> [WORK TO BE COMPLETED]: Go through the material and pull out every line with the string "Write" in it.

> [ROWS]:

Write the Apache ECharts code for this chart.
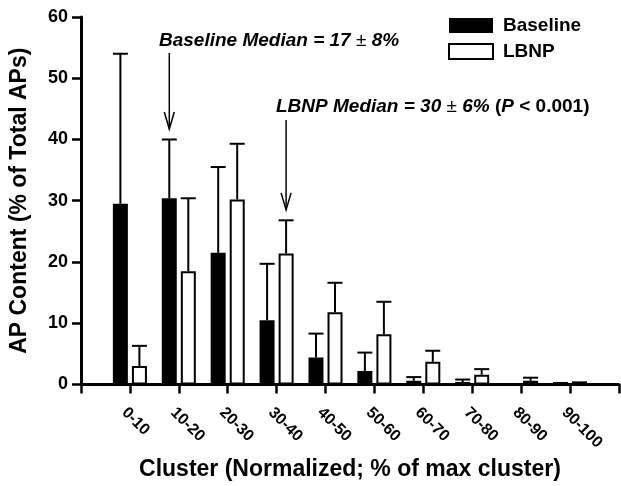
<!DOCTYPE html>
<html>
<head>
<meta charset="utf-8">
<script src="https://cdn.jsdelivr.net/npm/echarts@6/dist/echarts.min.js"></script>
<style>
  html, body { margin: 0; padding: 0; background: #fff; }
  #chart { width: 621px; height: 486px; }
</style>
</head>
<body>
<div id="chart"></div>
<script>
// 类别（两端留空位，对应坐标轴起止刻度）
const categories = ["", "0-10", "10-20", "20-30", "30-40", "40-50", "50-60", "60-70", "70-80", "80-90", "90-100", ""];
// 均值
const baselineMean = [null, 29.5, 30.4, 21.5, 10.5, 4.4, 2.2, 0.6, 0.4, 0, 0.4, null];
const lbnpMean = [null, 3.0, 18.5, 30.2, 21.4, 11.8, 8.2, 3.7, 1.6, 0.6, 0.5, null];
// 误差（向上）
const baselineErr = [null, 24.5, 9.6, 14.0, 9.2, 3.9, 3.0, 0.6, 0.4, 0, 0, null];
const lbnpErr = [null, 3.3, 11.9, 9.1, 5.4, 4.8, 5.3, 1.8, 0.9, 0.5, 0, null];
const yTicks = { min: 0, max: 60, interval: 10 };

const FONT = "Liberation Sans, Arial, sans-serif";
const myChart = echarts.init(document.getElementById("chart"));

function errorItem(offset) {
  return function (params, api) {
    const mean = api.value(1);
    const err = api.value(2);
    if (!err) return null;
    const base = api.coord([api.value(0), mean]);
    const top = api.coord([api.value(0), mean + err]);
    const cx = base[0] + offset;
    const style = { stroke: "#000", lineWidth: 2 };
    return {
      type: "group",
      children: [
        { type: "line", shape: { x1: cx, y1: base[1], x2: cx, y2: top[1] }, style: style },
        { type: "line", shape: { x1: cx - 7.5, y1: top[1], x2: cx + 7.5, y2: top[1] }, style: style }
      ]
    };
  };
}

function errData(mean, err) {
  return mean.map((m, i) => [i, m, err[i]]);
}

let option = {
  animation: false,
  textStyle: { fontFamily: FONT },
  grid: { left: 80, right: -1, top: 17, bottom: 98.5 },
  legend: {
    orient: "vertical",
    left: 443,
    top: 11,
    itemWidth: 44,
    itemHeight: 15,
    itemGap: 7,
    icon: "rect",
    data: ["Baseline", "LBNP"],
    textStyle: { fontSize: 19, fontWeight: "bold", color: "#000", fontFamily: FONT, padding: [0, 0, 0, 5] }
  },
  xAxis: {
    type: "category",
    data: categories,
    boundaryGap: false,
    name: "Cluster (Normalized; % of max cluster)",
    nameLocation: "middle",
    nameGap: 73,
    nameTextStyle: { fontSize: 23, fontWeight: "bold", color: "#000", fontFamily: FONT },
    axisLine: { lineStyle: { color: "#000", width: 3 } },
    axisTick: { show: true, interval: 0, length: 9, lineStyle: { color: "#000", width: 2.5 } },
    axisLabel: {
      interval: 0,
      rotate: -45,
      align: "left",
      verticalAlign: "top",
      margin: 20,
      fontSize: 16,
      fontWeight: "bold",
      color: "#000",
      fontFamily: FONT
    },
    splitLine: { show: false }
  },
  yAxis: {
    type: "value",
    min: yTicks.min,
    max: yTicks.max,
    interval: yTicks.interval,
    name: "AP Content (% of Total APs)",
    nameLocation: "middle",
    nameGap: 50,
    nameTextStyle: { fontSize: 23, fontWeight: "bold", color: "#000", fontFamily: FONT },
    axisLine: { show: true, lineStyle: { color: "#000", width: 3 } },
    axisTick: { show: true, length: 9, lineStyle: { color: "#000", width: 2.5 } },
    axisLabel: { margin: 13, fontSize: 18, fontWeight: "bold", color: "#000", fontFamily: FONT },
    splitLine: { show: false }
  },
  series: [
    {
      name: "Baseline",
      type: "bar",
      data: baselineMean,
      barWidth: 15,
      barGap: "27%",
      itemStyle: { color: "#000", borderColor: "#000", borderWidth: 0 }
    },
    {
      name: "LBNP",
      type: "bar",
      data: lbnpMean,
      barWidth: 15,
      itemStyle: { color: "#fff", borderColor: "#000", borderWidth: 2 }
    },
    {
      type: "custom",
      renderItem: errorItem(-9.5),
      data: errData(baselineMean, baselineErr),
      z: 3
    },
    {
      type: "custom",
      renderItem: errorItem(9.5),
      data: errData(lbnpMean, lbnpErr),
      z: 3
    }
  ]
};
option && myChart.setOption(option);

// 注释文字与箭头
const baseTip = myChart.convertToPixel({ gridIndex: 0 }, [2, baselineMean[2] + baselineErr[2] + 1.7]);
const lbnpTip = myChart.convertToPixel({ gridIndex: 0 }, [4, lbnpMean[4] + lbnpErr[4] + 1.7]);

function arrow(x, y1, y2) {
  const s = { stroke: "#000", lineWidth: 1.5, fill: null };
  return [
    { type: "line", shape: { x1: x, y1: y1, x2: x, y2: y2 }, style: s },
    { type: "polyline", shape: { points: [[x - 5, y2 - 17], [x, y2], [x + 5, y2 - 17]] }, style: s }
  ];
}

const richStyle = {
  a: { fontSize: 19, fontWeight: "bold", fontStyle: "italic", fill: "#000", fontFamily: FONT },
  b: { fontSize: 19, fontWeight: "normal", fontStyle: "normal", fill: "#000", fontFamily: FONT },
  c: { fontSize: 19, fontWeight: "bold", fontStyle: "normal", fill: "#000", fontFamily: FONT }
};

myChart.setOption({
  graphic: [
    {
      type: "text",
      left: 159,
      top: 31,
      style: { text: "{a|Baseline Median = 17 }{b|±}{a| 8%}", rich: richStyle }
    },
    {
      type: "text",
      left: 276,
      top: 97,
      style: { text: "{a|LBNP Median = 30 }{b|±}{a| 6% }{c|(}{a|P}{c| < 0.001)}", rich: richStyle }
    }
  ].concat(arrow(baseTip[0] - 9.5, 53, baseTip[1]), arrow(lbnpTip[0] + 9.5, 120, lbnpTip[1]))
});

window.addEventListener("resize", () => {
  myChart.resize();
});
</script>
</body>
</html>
...
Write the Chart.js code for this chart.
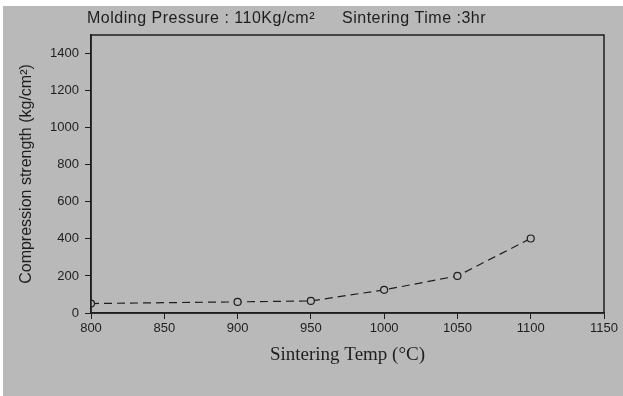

> [TASK ANSWER]:
Write the Apache ECharts code for this chart.
Write the Chart.js code for this chart.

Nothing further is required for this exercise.